The way in which DEET, the familiar insect repellent, actually works has finally been discovered. Scientists at the University of California, Riverside have identified neurons in Drosophila antennae that express a highly conserved, DEET-sensitive olfactory receptor, Ir40a. The scientists observed that flies in which these neurons are silenced, or Ir40a is knocked down, lose avoidance to DEET.
DEET, which is also known as N,N-diethyl-m-toluamide, has been in use for over 65 years and remains effective, but it has several drawbacks. It is capable of dissolving plastics and nylon. It has been reported to inhibit acetylcholinesterase, an enzyme important in the mammalian nervous system. And it is unaffordable in Africa and other parts of the world where hundreds of millions suffer from insect-transmitted diseases.

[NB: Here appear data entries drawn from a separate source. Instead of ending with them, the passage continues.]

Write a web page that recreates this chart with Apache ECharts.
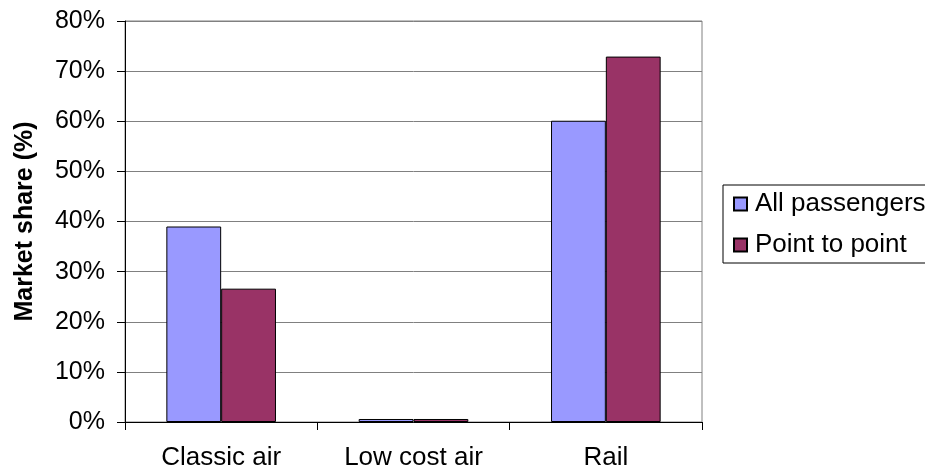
<!DOCTYPE html>
<html>
<head>
<meta charset="utf-8">
<script src="https://cdn.jsdelivr.net/npm/echarts@6/dist/echarts.min.js"></script>
<style>
html,body{margin:0;padding:0;background:#fff;overflow:hidden;}
#main{width:925px;height:471px;}
</style>
</head>
<body>
<div id="main"></div>
<script>
const categories = ['Classic air', 'Low cost air', 'Rail'];
const allPassengers = [39.0, 0.6, 60.1];
const pointToPoint = [26.6, 0.6, 72.9];
const seriesNames = ['All passengers', 'Point to point'];
const yTitle = 'Market share (%)';

const FONT = '"Liberation Sans", Arial, sans-serif';
const chart = echarts.init(document.getElementById('main'), null, {renderer: 'canvas'});
chart.setOption({
  animation: false,
  backgroundColor: '#fff',
  textStyle: {fontFamily: FONT},
  grid: {left: 125, right: 223, top: 21, bottom: 49, show: true, borderColor: '#808080', borderWidth: 1, backgroundColor: 'transparent'},
  legend: {
    left: 723, top: 185, orient: 'vertical',
    padding: [6, 10, 5, 10],
    itemWidth: 13, itemHeight: 13, itemGap: 15,
    borderColor: '#000', borderWidth: 1,
    icon: 'rect',
    textStyle: {fontSize: 26, color: '#000', fontFamily: FONT, padding: [0, 0, 0, 3]},
    data: seriesNames
  },
  xAxis: {
    type: 'category', data: categories,
    axisLine: {lineStyle: {color: '#000', width: 1}},
    axisTick: {show: true, length: 8, lineStyle: {color: '#000'}},
    axisLabel: {fontSize: 26, color: '#000', margin: 23, fontFamily: FONT},
    splitLine: {show: false}
  },
  yAxis: {
    type: 'value', min: 0, max: 80, interval: 10,
    name: yTitle, nameLocation: 'middle', nameRotate: 90, nameGap: 87,
    nameTextStyle: {fontSize: 25, fontWeight: 'bold', color: '#000', fontFamily: FONT},
    axisLine: {show: true, lineStyle: {color: '#000', width: 1}},
    axisTick: {show: true, length: 8, lineStyle: {color: '#000'}},
    axisLabel: {fontSize: 25, color: '#000', margin: 20, formatter: '{value}%', fontFamily: FONT},
    splitLine: {show: true, lineStyle: {color: '#808080', width: 1}}
  },
  series: [
    {name: seriesNames[0], type: 'bar', data: allPassengers, barGap: '0%', barCategoryGap: '43%',
     itemStyle: {color: '#9999FF', borderColor: '#000', borderWidth: 1}},
    {name: seriesNames[1], type: 'bar', data: pointToPoint, barGap: '0%', barCategoryGap: '43%',
     itemStyle: {color: '#993366', borderColor: '#000', borderWidth: 1}}
  ]
});
</script>
</body>
</html>
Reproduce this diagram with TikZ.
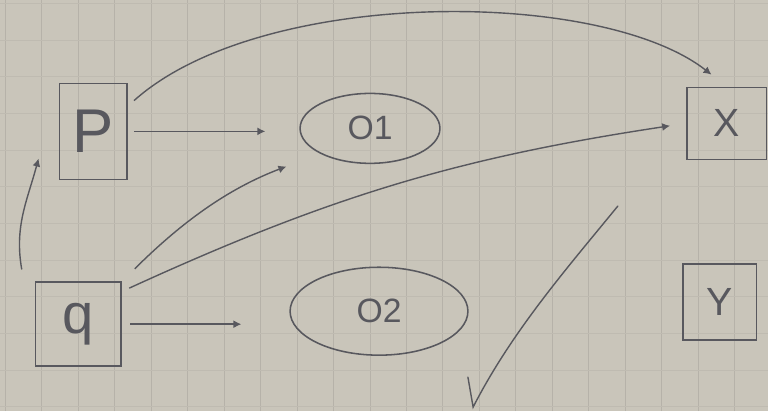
\documentclass[tikz, border = 0pt]{standalone}
\usepackage{fontspec}
\setmainfont{Liberation Sans}
\usetikzlibrary{arrows.meta, positioning, calc, shapes.geometric}
\definecolor{PaperBeige}{RGB}{201, 197, 186}
\definecolor{GridLine}{RGB}{182, 178, 169}
\definecolor{GridFaint}{RGB}{191, 187, 177}
\definecolor{Pencil}{RGB}{88, 88, 94}
\definecolor{PencilDark}{RGB}{55, 52, 70}

\begin{document}
\begin{tikzpicture}[
        box/.style = {draw = Pencil, line width = 1.1pt, inner sep = 0pt, text = Pencil},
        oval/.style = {ellipse, draw = Pencil, line width = 1.1pt, inner sep = 0pt, text = Pencil, font = \fontsize{24}{26}\selectfont},
        arr/.style = {-{Latex[length = 2mm, width = 2mm]}, line width = 1pt, Pencil}
    ]
        % paper
        \fill[PaperBeige] (0, 0) rectangle (19.2, 10.275);
        \foreach \i in {0, ..., 20} {
            \draw[GridLine, line width = 0.7pt] ({0.125 + 0.9125*\i}, 0) -- ++(0, 10.275);
        }
        \foreach \j in {0, ..., 11} {
            \draw[GridFaint, line width = 0.5pt] (0, {10.2 - 0.9175*\j}) -- ++(19.2, 0);
        }
        \useasboundingbox (0, 0) rectangle (19.2, 10.275);

        % boxes
        \node[box, minimum width = 1.7cm, minimum height = 2.4cm, font = \fontsize{44}{46}\selectfont] (p) at (2.325, 7.0) {P};
        \node[box, minimum width = 2.15cm, minimum height = 2.1cm, font = \fontsize{40}{42}\selectfont] (q) at (1.95, 2.175) {q};
        \node[box, minimum width = 2.0cm, minimum height = 1.8cm, font = \fontsize{28}{30}\selectfont] (x) at (18.175, 7.2) {X};
        \node[box, minimum width = 1.85cm, minimum height = 1.9cm, font = \fontsize{28}{30}\selectfont] (y) at (18.0, 2.725) {Y};

        % ovals
        \node[oval, minimum width = 3.5cm, minimum height = 1.75cm] (o1) at (9.25, 7.075) {O1};
        \node[oval, minimum width = 4.45cm, minimum height = 2.2cm] (o2) at (9.475, 2.5) {O2};

        % connectors
        \draw[arr, shorten < = 0.15cm, shorten > = 0.85cm] (p.east) -- (p.east -| o1.west);
        \draw[arr, shorten < = 0.2cm, shorten > = 1.2cm] (q.east) -- (q.east -| o2.west);
        \draw[arr] ([shift = {(-0.32, 0.3)}]q.north west) to[out = 100, in = -105] ([shift = {(-0.5, -0.68)}]p.west);
        \draw[arr] ([shift = {(0.15, -0.45)}]p.north east) .. controls (6.5, 10.6) and (15, 10.6) .. ([shift = {(-0.38, 0.3)}]x.north);
        \draw[arr, shorten < = 0.45cm, shorten > = 0.9cm] (q.north east) to[bend left = 12] (o1.south west);
        \draw[arr, shorten < = 0.2cm, shorten > = 0.4cm] ([yshift = -0.25cm]q.north east) to[bend left = 8] (x.west);

        % tick
        \draw[Pencil, line width = 1pt, line cap = round] (11.7, 0.85) -- (11.83, 0.1) .. controls (12.8, 2.0) and (14.2, 3.6) .. (15.45, 5.13);
    \end{tikzpicture}
\end{document}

Repellents that might have succeeded DEET were never developed, mainly because the receptor in insects for DEET remained unknown. According to Anandasankar Ray, who led the research team at Riverside, “Without the receptors, it is impossible to apply modern technology to design new repellents to improve upon DEET.” Also, new chemicals require costly tests to determine safety for human use.
Besides identifying the DEET-detecting receptors, Ray and his colleagues identified three safe compounds that mimic DEET and could one day be used to prevent the transmission of deadly vector-borne diseases such as malaria, dengue, West Nile virus, and yellow fever. Ray and his colleagues published their work online, in Nature on October 2 (“Odour receptors and neurons for DEET and new insect repellents”).
“Our three compounds…do not dissolve plastics,” Ray said. “They are approved by the FDA for consumption as flavors or fragrances, and are already being used as flavoring agents in some foods. But now they can be applied to bed-nets, clothes, and curtains.”
The researchers engineered Drosophila melanogaster in such a way that neurons activated by DEET glowed fluorescent green. Following the glow, the researchers found activated receptors lining the inside of a poorly studied region of the antenna called the sacculus.
Using chemical informatics, Ray’s lab screened more than 440,000 compounds against the DEET receptor to identify substitutes. A computer algorithm the team developed predicted over 100 natural DEET substitutes, including three strong mosquito repellents—the compounds previously approved as food additives.
“All three compounds activated the same antennal cells in flies as DEET,” Ray said. “What’s really encouraging is that some [DEET substitutes] may be affordable to produce in large quantities.”